The engineers at Habana Labs have this week unveiled their second-generation processes designed for AI Deep Learning. Taking the form of the Habana Gaudi 2 Training and Habana Greco Inference processors the new hardware has been purpose-built for AI deep learning applications using 7nm technology. The company has also created the Habana SynapseAI Software Suite, designed for deep learning model development and to ease migration of existing GPU-based models to Gaudi platform hardware.
“Habana Gaudi2 significantly increases training performance, building on the same high-efficiency first-generation architecture that enables customers with up to 40% better price performance in the AWS cloud with Amazon EC2 DL1 Instances and on-premises with the Supermicro X12 Gaudi Training Server. In addition to its 7 nm leap from 16 nm, Gaudi2 also features 24 Tensor Processor Cores, an increase from eight cores in the first Gaudi and designed expressly for large deep learning workloads. The new Gaudi2 AI training processor integrate media processing on-chip, triple on-board memory to 96 GB and double SRAM to 48 MB. These contribute to Gaudi2’s performance – up to three times the training throughput over first-generation Gaudi.”
AI Deep Learning
“The launch of Habana’s new deep learning processors is a prime example of Intel executing on its AI strategy to give customers a wide array of solution choices – from cloud to edge – addressing the growing number and complex nature of AI workloads. Gaudi2 can help Intel customers train increasingly large and complex deep learning workloads with speed and efficiency, and we’re anticipating the inference efficiencies that Greco will bring.”—Sandra Rivera, Intel executive vice president and general manager of the Datacenter and AI Group”
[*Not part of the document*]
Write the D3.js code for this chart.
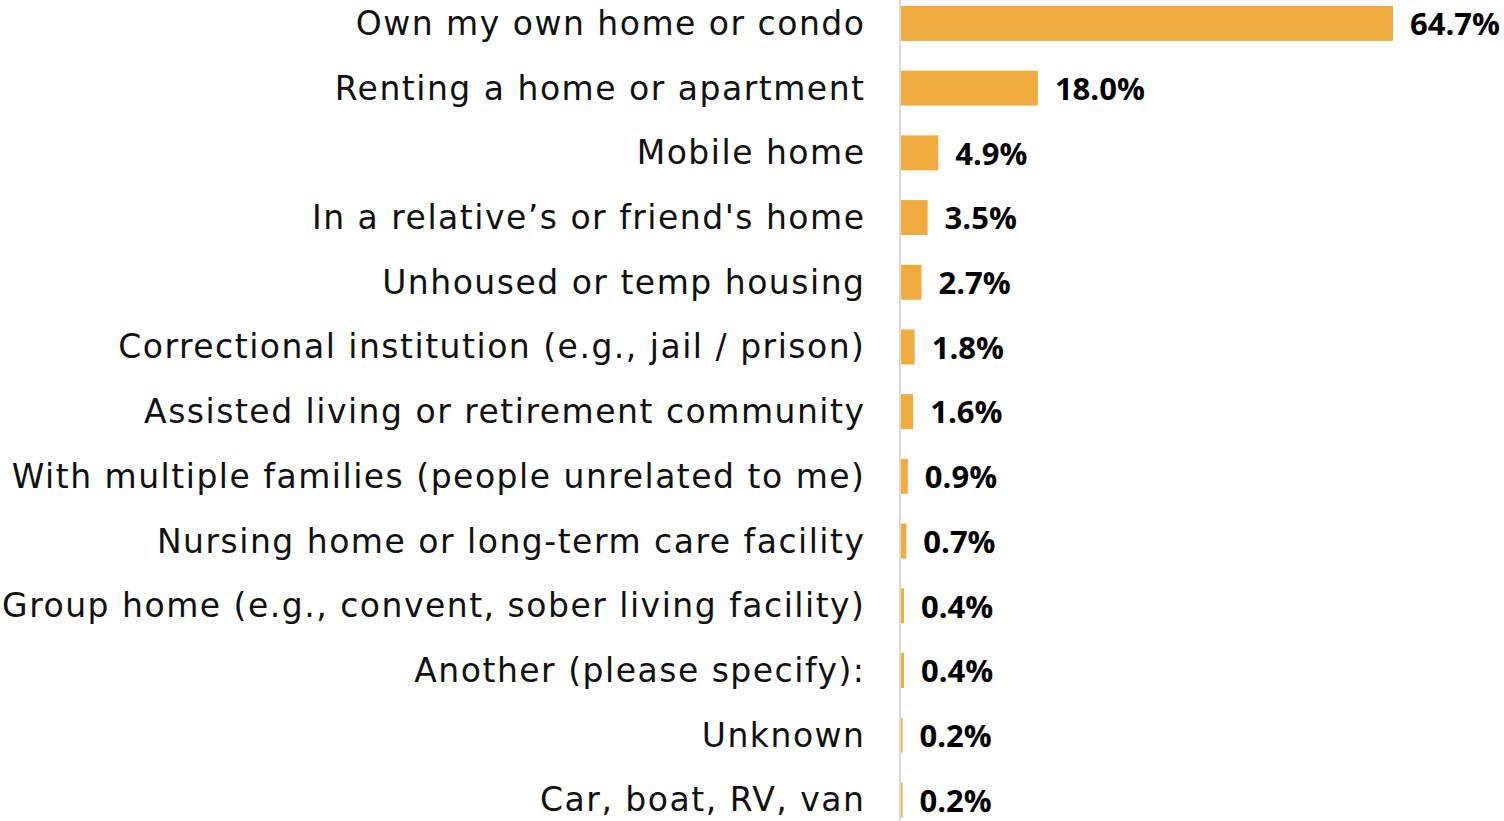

“Compared with the A100 GPU, implemented in the same process node and roughly the same die size, Gaudi2 delivers clear leadership training performance as demonstrated with apples-to-apples comparison on key workloads,” said Eitan Medina, chief operating officer at Habana Labs. “This deep-learning acceleration architecture is fundamentally more efficient and backed with a strong roadmap.”